The comparison between Titan X and Xeon E5 reinforces the same conclusion as the comparison between Tegra X1 and Core i7: GPUs appear to be capable of significantly higher energy efficiency for deep learning inference on AlexNet. In the case of Titan X, the GPU not only provides much better energy efficiency than the CPU, but it also achieves substantially higher performance at over 3000 images/second in the large-batch case compared to less than 500 images/second on the CPU. While larger batch sizes are more efficient to process, the comparison between Titan X and Xeon E5 with no batching proves that the GPU’s efficiency advantage is present even for smaller batch sizes. In comparison with Tegra X1, the Titan X manages to achieve competitive Performance/Watt despite its much bigger GPU, as the large 12 GB framebuffer allows it to run more efficient but memory-capacity-intensive FFT-based convolutions.
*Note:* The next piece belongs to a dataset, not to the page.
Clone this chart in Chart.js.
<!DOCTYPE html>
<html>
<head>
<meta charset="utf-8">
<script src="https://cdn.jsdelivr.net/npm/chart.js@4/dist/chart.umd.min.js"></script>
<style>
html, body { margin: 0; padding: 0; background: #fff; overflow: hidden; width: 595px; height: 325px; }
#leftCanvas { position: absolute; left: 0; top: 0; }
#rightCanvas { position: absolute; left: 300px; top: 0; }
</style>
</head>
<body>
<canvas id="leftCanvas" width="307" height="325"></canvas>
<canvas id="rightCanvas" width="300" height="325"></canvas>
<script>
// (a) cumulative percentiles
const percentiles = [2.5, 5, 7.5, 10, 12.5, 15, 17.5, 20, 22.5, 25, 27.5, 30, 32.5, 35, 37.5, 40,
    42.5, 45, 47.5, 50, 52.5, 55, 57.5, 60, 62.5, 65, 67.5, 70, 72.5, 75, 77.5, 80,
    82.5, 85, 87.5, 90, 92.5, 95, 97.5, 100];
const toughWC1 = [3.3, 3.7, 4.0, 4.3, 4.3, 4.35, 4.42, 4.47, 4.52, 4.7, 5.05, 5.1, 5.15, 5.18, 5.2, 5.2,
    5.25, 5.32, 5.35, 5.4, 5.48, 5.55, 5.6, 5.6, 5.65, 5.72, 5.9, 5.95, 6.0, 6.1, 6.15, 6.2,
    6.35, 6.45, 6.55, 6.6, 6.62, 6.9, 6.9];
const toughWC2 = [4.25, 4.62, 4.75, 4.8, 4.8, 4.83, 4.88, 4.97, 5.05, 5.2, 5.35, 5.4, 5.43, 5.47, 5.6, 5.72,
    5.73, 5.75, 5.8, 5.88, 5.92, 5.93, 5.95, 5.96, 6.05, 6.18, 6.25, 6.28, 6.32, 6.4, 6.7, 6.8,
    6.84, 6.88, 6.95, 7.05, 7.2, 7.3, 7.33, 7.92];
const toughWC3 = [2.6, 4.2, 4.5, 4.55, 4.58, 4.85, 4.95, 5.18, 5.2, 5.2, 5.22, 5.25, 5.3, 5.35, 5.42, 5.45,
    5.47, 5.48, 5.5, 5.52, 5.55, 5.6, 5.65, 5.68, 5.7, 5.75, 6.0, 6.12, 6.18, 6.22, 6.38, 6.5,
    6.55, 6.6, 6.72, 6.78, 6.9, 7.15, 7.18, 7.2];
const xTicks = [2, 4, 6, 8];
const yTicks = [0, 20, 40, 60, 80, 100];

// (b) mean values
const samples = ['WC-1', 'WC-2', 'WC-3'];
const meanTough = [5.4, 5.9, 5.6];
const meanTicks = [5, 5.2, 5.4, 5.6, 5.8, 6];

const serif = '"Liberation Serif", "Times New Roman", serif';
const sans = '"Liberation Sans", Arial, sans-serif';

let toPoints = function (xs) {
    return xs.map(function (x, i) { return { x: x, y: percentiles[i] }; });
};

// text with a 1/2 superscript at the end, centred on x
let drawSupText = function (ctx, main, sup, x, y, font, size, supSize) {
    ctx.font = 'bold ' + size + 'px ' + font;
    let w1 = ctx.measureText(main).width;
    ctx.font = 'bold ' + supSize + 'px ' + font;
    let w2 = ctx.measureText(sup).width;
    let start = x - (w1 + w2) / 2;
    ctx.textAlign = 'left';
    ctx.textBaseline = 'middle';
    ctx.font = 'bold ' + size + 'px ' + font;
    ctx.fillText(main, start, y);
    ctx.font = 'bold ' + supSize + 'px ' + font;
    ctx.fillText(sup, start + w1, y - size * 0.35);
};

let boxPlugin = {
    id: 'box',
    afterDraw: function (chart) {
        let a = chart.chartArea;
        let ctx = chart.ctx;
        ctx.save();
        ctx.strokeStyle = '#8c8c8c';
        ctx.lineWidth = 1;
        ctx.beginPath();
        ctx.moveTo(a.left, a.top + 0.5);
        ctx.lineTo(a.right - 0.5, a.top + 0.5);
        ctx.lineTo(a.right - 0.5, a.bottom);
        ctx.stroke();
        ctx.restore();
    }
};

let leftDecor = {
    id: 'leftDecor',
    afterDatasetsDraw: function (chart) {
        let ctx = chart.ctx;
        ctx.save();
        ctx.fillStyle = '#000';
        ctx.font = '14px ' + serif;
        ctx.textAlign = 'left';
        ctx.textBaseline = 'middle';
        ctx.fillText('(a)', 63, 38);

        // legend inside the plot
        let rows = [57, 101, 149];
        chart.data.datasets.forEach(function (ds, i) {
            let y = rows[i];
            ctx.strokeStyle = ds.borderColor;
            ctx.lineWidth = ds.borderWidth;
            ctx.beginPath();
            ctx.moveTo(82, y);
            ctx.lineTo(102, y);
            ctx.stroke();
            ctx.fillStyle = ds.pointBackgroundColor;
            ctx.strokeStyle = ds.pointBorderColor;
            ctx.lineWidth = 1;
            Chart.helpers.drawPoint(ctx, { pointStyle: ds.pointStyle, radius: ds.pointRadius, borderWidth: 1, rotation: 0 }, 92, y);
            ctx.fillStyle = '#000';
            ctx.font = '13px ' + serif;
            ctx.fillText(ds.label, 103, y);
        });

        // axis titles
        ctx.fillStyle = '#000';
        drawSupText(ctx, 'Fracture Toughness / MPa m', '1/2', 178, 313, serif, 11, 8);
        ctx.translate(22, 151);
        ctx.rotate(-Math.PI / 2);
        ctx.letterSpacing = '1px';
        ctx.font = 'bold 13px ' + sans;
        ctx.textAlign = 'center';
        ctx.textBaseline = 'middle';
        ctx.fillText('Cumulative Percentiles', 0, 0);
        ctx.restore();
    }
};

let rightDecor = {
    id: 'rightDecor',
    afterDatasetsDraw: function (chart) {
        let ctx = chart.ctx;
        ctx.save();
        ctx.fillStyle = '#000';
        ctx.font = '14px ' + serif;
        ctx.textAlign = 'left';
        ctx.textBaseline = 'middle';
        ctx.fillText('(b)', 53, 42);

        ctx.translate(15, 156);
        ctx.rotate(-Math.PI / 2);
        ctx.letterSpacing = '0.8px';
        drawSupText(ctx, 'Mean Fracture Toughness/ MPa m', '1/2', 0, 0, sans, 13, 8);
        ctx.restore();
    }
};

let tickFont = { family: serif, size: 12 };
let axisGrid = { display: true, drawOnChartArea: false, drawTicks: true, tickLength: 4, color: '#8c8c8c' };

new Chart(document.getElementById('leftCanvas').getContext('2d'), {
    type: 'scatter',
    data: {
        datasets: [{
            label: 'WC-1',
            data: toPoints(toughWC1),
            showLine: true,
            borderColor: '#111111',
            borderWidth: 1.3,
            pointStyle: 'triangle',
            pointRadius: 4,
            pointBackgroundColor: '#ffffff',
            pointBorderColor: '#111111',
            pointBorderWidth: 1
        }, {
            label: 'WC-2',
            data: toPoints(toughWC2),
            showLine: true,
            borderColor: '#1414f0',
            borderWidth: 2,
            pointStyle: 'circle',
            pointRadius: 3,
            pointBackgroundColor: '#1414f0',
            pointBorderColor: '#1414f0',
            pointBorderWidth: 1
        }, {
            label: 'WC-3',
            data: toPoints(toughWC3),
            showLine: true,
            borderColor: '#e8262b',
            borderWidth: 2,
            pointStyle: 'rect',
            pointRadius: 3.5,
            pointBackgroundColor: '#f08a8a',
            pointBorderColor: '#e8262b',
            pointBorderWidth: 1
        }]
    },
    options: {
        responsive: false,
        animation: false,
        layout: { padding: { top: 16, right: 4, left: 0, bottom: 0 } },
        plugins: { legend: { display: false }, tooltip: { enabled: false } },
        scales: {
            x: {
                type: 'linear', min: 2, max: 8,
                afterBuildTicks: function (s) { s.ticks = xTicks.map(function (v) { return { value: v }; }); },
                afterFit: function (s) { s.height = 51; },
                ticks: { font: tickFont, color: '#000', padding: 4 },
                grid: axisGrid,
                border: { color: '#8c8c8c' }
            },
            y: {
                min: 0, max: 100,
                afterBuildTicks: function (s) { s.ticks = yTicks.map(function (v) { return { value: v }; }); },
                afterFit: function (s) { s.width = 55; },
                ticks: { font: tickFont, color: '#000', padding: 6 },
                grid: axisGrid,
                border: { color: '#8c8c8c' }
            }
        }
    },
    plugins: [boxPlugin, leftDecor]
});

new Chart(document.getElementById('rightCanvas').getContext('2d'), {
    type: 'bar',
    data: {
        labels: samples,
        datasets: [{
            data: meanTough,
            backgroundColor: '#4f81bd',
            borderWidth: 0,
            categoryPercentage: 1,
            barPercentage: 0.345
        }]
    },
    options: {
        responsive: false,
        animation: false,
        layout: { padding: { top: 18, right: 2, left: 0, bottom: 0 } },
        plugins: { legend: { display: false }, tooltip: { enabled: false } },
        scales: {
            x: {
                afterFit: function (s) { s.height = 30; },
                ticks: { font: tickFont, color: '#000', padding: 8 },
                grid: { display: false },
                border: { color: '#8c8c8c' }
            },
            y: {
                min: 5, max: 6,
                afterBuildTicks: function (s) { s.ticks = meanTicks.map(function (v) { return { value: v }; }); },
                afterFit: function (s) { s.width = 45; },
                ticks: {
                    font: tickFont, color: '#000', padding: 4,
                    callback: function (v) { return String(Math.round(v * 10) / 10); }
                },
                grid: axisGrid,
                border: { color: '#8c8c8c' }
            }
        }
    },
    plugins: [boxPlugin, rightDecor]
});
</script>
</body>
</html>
Finally, Table 3 presents inference results on GoogLeNet. As mentioned before, IDLF provides no support for GoogLeNet, and alternative deep learning frameworks have never been optimized for CPU performance. Therefore, we omit CPU results here and focus entirely on the GPUs. As GoogLeNet is a much more demanding network than AlexNet, Tegra X1 cannot run batch size 128 inference due to insufficient total memory capacity (4GB on a Jetson™ TX1 board). The massive framebuffer on the Titan X is sufficient to allow inference with batch size 128.
Table 3 GoogLeNet inference results on Tegra X1 and Titan X. Tegra X1's total memory capacity is not sufficient to run batch size 128 inference.
Compared to AlexNet, the results show significantly lower absolute performance values, indicating how much more computationally demanding GoogLeNet is. However, even on GoogLeNet, all GPUs are capable of achieving real-time performance on a 30 fps camera feed.